- [WHAT IS REQUIRED]
Here are some records; return them all exactly.

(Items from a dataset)

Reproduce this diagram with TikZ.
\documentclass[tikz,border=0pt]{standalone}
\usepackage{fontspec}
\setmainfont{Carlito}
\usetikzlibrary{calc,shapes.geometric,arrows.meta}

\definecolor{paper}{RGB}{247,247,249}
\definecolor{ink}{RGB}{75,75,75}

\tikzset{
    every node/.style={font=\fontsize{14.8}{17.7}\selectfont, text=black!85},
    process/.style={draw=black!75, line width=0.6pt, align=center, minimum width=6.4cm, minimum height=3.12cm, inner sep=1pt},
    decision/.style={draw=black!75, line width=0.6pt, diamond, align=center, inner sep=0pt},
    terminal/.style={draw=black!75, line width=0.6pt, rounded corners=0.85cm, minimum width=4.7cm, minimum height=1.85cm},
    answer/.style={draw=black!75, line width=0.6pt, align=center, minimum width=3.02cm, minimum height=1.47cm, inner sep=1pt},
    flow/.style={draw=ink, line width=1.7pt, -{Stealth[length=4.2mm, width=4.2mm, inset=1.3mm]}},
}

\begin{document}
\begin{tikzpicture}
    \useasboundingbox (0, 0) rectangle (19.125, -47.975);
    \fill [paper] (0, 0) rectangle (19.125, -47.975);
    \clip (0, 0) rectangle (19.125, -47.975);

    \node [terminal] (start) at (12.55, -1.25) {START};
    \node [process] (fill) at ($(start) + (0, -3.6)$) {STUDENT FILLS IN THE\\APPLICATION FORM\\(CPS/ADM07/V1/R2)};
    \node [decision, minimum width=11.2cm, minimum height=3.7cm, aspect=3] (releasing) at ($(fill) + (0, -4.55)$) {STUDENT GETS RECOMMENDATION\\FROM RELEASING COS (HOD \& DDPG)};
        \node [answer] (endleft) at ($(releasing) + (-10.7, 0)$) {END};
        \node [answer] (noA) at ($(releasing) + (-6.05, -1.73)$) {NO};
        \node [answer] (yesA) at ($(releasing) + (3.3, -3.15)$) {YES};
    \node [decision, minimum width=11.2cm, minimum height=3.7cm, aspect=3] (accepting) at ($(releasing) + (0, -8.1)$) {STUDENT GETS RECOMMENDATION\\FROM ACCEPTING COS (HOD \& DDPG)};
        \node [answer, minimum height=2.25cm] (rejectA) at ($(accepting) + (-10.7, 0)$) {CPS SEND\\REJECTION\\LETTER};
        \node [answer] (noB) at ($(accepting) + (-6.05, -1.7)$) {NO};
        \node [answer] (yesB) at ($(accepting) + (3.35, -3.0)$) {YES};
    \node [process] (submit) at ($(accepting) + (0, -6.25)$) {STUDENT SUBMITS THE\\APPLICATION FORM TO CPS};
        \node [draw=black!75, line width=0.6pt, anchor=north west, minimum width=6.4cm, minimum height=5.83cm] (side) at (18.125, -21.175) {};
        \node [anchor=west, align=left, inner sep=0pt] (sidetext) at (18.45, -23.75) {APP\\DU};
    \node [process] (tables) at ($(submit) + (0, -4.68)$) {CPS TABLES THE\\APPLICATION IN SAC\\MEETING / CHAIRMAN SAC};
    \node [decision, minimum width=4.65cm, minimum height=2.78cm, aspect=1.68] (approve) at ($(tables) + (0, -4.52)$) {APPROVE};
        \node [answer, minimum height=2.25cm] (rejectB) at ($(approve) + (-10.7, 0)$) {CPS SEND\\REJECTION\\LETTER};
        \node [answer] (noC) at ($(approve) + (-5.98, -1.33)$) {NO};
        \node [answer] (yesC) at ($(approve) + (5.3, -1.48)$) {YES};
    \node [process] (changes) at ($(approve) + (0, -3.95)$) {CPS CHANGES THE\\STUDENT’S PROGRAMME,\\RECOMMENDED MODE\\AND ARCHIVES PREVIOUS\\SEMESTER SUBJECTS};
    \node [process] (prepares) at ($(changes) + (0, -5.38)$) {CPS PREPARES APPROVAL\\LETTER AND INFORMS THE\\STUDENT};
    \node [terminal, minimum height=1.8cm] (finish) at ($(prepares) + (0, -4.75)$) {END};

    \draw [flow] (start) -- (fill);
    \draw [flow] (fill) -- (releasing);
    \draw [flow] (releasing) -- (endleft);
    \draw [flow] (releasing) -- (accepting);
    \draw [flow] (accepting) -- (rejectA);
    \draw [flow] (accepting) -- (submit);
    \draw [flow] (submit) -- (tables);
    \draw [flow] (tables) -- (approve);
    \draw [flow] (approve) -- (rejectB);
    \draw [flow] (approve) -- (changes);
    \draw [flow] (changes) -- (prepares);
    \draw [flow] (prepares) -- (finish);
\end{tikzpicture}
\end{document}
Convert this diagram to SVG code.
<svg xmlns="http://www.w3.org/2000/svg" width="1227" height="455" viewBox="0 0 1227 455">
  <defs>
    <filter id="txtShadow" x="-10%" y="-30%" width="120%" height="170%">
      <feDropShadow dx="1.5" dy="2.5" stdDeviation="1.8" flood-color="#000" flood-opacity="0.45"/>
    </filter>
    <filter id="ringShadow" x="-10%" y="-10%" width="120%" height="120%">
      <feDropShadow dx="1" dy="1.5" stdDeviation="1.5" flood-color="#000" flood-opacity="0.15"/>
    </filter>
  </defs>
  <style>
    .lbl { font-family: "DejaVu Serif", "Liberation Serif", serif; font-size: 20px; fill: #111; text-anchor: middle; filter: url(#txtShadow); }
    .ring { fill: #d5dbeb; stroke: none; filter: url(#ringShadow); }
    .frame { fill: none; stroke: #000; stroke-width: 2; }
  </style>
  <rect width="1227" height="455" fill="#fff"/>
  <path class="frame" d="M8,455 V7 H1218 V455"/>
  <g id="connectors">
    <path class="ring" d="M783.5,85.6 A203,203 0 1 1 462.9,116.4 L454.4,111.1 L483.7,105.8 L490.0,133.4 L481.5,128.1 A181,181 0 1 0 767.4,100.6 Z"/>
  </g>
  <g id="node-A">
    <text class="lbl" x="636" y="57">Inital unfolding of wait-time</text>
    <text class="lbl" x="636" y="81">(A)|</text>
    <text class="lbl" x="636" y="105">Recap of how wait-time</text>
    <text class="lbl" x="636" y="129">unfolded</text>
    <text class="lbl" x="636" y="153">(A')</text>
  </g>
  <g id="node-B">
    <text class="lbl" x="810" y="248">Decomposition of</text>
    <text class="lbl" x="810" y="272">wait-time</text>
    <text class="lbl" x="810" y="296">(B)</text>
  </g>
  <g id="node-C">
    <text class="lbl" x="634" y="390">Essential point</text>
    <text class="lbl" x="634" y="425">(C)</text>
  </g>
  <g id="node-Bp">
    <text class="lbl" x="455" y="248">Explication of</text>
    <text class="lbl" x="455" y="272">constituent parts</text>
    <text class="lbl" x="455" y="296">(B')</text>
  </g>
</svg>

- [EXERCISE RESULT]
Reproduce this diagram with TikZ.
\documentclass[tikz,border=0pt]{standalone}
\usepackage{fontspec}
\setmainfont{Carlito}
\usetikzlibrary{calc,shapes.geometric,arrows.meta}

\definecolor{paper}{RGB}{247,247,249}
\definecolor{ink}{RGB}{75,75,75}

\tikzset{
    every node/.style={font=\fontsize{14.8}{17.7}\selectfont, text=black!85},
    process/.style={draw=black!75, line width=0.6pt, align=center, minimum width=6.4cm, minimum height=3.12cm, inner sep=1pt},
    decision/.style={draw=black!75, line width=0.6pt, diamond, align=center, inner sep=0pt},
    terminal/.style={draw=black!75, line width=0.6pt, rounded corners=0.85cm, minimum width=4.7cm, minimum height=1.85cm},
    answer/.style={draw=black!75, line width=0.6pt, align=center, minimum width=3.02cm, minimum height=1.47cm, inner sep=1pt},
    flow/.style={draw=ink, line width=1.7pt, -{Stealth[length=4.2mm, width=4.2mm, inset=1.3mm]}},
}

\begin{document}
\begin{tikzpicture}
    \useasboundingbox (0, 0) rectangle (19.125, -47.975);
    \fill [paper] (0, 0) rectangle (19.125, -47.975);
    \clip (0, 0) rectangle (19.125, -47.975);

    \node [terminal] (start) at (12.55, -1.25) {START};
    \node [process] (fill) at ($(start) + (0, -3.6)$) {STUDENT FILLS IN THE\\APPLICATION FORM\\(CPS/ADM07/V1/R2)};
    \node [decision, minimum width=11.2cm, minimum height=3.7cm, aspect=3] (releasing) at ($(fill) + (0, -4.55)$) {STUDENT GETS RECOMMENDATION\\FROM RELEASING COS (HOD \& DDPG)};
        \node [answer] (endleft) at ($(releasing) + (-10.7, 0)$) {END};
        \node [answer] (noA) at ($(releasing) + (-6.05, -1.73)$) {NO};
        \node [answer] (yesA) at ($(releasing) + (3.3, -3.15)$) {YES};
    \node [decision, minimum width=11.2cm, minimum height=3.7cm, aspect=3] (accepting) at ($(releasing) + (0, -8.1)$) {STUDENT GETS RECOMMENDATION\\FROM ACCEPTING COS (HOD \& DDPG)};
        \node [answer, minimum height=2.25cm] (rejectA) at ($(accepting) + (-10.7, 0)$) {CPS SEND\\REJECTION\\LETTER};
        \node [answer] (noB) at ($(accepting) + (-6.05, -1.7)$) {NO};
        \node [answer] (yesB) at ($(accepting) + (3.35, -3.0)$) {YES};
    \node [process] (submit) at ($(accepting) + (0, -6.25)$) {STUDENT SUBMITS THE\\APPLICATION FORM TO CPS};
        \node [draw=black!75, line width=0.6pt, anchor=north west, minimum width=6.4cm, minimum height=5.83cm] (side) at (18.125, -21.175) {};
        \node [anchor=west, align=left, inner sep=0pt] (sidetext) at (18.45, -23.75) {APP\\DU};
    \node [process] (tables) at ($(submit) + (0, -4.68)$) {CPS TABLES THE\\APPLICATION IN SAC\\MEETING / CHAIRMAN SAC};
    \node [decision, minimum width=4.65cm, minimum height=2.78cm, aspect=1.68] (approve) at ($(tables) + (0, -4.52)$) {APPROVE};
        \node [answer, minimum height=2.25cm] (rejectB) at ($(approve) + (-10.7, 0)$) {CPS SEND\\REJECTION\\LETTER};
        \node [answer] (noC) at ($(approve) + (-5.98, -1.33)$) {NO};
        \node [answer] (yesC) at ($(approve) + (5.3, -1.48)$) {YES};
    \node [process] (changes) at ($(approve) + (0, -3.95)$) {CPS CHANGES THE\\STUDENT’S PROGRAMME,\\RECOMMENDED MODE\\AND ARCHIVES PREVIOUS\\SEMESTER SUBJECTS};
    \node [process] (prepares) at ($(changes) + (0, -5.38)$) {CPS PREPARES APPROVAL\\LETTER AND INFORMS THE\\STUDENT};
    \node [terminal, minimum height=1.8cm] (finish) at ($(prepares) + (0, -4.75)$) {END};

    \draw [flow] (start) -- (fill);
    \draw [flow] (fill) -- (releasing);
    \draw [flow] (releasing) -- (endleft);
    \draw [flow] (releasing) -- (accepting);
    \draw [flow] (accepting) -- (rejectA);
    \draw [flow] (accepting) -- (submit);
    \draw [flow] (submit) -- (tables);
    \draw [flow] (tables) -- (approve);
    \draw [flow] (approve) -- (rejectB);
    \draw [flow] (approve) -- (changes);
    \draw [flow] (changes) -- (prepares);
    \draw [flow] (prepares) -- (finish);
\end{tikzpicture}
\end{document}
Convert this diagram to SVG code.
<svg xmlns="http://www.w3.org/2000/svg" width="1227" height="455" viewBox="0 0 1227 455">
  <defs>
    <filter id="txtShadow" x="-10%" y="-30%" width="120%" height="170%">
      <feDropShadow dx="1.5" dy="2.5" stdDeviation="1.8" flood-color="#000" flood-opacity="0.45"/>
    </filter>
    <filter id="ringShadow" x="-10%" y="-10%" width="120%" height="120%">
      <feDropShadow dx="1" dy="1.5" stdDeviation="1.5" flood-color="#000" flood-opacity="0.15"/>
    </filter>
  </defs>
  <style>
    .lbl { font-family: "DejaVu Serif", "Liberation Serif", serif; font-size: 20px; fill: #111; text-anchor: middle; filter: url(#txtShadow); }
    .ring { fill: #d5dbeb; stroke: none; filter: url(#ringShadow); }
    .frame { fill: none; stroke: #000; stroke-width: 2; }
  </style>
  <rect width="1227" height="455" fill="#fff"/>
  <path class="frame" d="M8,455 V7 H1218 V455"/>
  <g id="connectors">
    <path class="ring" d="M783.5,85.6 A203,203 0 1 1 462.9,116.4 L454.4,111.1 L483.7,105.8 L490.0,133.4 L481.5,128.1 A181,181 0 1 0 767.4,100.6 Z"/>
  </g>
  <g id="node-A">
    <text class="lbl" x="636" y="57">Inital unfolding of wait-time</text>
    <text class="lbl" x="636" y="81">(A)|</text>
    <text class="lbl" x="636" y="105">Recap of how wait-time</text>
    <text class="lbl" x="636" y="129">unfolded</text>
    <text class="lbl" x="636" y="153">(A')</text>
  </g>
  <g id="node-B">
    <text class="lbl" x="810" y="248">Decomposition of</text>
    <text class="lbl" x="810" y="272">wait-time</text>
    <text class="lbl" x="810" y="296">(B)</text>
  </g>
  <g id="node-C">
    <text class="lbl" x="634" y="390">Essential point</text>
    <text class="lbl" x="634" y="425">(C)</text>
  </g>
  <g id="node-Bp">
    <text class="lbl" x="455" y="248">Explication of</text>
    <text class="lbl" x="455" y="272">constituent parts</text>
    <text class="lbl" x="455" y="296">(B')</text>
  </g>
</svg>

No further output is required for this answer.